**TO BE DONE**
In the entries below, identify every line with the string "this" and copy it.

**DATA SHOWN**

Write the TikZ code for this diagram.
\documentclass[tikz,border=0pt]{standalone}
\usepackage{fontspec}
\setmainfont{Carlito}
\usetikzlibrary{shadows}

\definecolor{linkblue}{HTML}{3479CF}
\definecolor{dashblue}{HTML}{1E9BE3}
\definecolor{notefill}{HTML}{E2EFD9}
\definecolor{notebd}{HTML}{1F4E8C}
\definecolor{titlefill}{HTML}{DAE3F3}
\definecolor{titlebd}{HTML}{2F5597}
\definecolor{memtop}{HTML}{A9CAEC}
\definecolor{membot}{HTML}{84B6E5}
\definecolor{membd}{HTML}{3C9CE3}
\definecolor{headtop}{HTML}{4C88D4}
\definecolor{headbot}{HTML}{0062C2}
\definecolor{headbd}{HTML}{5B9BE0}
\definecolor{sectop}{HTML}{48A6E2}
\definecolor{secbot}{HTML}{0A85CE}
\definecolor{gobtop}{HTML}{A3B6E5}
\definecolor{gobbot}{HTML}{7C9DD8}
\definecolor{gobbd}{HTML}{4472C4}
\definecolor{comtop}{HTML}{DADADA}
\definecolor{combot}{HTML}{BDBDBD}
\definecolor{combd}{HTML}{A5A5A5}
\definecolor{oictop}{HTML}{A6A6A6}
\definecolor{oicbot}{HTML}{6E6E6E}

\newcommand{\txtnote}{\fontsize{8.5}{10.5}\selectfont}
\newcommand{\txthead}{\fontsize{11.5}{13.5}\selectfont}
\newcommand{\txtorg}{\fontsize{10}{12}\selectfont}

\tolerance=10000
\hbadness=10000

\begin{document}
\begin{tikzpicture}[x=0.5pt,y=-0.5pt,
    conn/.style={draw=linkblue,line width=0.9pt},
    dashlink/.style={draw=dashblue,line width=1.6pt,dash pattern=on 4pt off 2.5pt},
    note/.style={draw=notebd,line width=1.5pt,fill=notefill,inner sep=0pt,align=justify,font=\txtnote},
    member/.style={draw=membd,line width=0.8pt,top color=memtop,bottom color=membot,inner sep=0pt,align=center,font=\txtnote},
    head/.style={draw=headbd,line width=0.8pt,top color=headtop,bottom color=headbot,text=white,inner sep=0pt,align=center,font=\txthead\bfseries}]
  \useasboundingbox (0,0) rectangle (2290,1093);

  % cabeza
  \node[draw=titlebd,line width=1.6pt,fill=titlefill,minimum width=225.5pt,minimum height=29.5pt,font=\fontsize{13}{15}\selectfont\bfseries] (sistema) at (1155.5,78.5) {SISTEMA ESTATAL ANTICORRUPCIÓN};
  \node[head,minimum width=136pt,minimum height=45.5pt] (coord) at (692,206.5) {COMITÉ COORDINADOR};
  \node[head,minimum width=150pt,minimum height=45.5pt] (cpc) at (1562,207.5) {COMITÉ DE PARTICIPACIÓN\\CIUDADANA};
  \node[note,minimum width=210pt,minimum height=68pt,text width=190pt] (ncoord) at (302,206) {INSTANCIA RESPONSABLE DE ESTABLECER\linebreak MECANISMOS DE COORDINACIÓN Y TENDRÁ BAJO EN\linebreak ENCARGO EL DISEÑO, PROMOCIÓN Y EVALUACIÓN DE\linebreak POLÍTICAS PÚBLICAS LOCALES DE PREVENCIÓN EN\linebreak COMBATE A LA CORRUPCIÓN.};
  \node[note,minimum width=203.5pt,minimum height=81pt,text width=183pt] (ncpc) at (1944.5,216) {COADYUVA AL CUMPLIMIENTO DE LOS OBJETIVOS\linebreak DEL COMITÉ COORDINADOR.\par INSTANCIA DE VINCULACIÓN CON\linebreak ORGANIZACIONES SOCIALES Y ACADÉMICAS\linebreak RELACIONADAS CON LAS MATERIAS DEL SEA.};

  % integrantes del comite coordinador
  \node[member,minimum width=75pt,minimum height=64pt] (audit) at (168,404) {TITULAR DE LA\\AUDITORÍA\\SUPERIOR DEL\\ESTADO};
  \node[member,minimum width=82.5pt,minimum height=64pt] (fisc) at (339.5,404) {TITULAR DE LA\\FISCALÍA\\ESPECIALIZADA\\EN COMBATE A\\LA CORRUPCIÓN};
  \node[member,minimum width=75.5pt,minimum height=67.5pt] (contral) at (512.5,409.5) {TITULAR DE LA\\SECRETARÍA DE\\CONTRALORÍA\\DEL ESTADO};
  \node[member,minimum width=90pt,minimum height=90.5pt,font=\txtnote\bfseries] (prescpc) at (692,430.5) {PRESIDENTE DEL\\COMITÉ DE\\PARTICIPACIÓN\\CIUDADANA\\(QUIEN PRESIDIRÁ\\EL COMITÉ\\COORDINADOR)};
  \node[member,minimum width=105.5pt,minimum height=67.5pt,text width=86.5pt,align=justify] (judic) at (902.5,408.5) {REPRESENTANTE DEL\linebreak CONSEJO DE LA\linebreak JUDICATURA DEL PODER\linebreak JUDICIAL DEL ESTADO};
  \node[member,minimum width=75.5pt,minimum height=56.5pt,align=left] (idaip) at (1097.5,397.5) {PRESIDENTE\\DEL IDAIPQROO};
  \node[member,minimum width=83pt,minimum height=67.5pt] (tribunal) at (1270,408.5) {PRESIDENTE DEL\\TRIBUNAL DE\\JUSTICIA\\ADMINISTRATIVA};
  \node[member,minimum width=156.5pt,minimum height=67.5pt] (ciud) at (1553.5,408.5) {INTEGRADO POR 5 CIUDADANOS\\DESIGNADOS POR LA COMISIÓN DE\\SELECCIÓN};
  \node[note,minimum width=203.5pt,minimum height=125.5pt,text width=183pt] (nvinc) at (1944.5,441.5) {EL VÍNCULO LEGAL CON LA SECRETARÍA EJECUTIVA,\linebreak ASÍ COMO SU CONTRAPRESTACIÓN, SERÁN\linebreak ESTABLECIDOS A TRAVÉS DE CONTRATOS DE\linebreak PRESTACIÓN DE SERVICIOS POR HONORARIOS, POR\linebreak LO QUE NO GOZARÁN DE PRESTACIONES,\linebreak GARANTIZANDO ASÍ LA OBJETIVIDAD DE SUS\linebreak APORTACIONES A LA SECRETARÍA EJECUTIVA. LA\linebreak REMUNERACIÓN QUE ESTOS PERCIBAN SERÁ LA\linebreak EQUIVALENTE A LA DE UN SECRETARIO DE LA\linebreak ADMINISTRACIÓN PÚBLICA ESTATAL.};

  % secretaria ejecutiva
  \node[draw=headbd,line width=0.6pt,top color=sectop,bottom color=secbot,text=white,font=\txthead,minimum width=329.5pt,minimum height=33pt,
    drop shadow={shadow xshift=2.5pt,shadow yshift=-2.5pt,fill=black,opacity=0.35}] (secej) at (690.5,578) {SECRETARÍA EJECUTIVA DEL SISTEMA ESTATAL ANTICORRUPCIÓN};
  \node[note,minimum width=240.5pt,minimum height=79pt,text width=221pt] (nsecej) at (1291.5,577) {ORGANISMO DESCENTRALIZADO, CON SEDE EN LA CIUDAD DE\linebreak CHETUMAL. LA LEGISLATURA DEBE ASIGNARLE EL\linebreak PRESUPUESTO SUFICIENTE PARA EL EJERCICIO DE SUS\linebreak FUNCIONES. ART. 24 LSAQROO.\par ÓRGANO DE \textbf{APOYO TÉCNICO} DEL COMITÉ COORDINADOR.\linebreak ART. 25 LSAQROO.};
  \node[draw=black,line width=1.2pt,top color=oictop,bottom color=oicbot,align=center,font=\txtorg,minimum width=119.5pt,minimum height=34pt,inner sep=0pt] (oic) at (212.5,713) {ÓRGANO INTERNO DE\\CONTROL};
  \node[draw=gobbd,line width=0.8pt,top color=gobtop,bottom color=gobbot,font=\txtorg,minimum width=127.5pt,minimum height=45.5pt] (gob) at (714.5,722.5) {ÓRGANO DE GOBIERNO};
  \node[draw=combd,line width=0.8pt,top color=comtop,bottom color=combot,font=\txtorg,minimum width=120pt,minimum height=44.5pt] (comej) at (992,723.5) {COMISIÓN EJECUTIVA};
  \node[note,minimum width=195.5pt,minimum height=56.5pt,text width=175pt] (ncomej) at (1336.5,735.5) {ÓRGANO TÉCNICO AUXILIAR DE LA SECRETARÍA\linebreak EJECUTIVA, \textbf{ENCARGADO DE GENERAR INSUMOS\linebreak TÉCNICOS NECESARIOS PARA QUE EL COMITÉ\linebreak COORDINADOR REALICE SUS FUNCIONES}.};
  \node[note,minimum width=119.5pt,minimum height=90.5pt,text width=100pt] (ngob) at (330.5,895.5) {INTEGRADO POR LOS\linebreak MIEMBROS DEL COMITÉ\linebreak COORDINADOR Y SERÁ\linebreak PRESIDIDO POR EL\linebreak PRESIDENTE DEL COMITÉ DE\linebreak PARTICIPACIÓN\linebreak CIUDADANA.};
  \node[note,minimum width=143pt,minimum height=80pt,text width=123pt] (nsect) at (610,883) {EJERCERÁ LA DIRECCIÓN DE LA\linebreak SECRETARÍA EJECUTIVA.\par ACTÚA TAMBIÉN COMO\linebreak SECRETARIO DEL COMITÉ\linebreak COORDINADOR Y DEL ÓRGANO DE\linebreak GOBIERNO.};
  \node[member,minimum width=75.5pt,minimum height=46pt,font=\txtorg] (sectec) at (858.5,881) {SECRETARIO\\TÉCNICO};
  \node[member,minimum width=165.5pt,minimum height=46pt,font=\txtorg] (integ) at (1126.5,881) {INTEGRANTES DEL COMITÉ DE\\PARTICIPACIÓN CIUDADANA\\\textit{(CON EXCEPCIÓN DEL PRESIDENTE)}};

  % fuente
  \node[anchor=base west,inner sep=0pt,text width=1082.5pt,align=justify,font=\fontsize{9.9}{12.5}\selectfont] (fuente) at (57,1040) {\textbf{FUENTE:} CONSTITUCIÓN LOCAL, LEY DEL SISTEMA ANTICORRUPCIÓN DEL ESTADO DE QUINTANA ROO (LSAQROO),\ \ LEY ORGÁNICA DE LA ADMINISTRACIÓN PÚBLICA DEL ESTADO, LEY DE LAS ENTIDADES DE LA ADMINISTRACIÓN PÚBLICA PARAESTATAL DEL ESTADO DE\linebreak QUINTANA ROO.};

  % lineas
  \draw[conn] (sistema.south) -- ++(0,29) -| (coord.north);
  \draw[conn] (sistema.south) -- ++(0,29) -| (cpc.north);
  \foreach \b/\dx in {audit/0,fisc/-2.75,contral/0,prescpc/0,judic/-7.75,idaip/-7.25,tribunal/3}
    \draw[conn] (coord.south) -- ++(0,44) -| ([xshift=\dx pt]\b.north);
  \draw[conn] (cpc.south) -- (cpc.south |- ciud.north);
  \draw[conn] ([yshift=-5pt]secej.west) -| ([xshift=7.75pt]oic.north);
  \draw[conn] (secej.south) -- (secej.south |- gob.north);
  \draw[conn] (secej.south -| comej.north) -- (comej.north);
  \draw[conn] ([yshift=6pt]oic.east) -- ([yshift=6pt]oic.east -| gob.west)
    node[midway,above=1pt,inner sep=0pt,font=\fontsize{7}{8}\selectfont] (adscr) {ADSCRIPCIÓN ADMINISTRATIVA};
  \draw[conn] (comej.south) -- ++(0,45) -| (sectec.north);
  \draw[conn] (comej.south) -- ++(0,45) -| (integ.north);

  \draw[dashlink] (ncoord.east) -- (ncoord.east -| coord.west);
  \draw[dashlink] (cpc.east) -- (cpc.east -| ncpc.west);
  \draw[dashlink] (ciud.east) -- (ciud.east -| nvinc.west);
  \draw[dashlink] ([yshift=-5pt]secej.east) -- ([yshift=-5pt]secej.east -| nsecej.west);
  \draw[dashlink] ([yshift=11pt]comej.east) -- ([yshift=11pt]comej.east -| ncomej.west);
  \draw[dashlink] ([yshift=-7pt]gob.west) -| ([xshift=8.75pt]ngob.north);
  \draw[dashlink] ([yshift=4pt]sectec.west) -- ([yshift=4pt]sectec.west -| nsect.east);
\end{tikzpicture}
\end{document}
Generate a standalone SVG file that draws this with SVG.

**EXPECTED ANSWER**
Write the TikZ code for this diagram.
Generate a standalone SVG file that draws this with SVG.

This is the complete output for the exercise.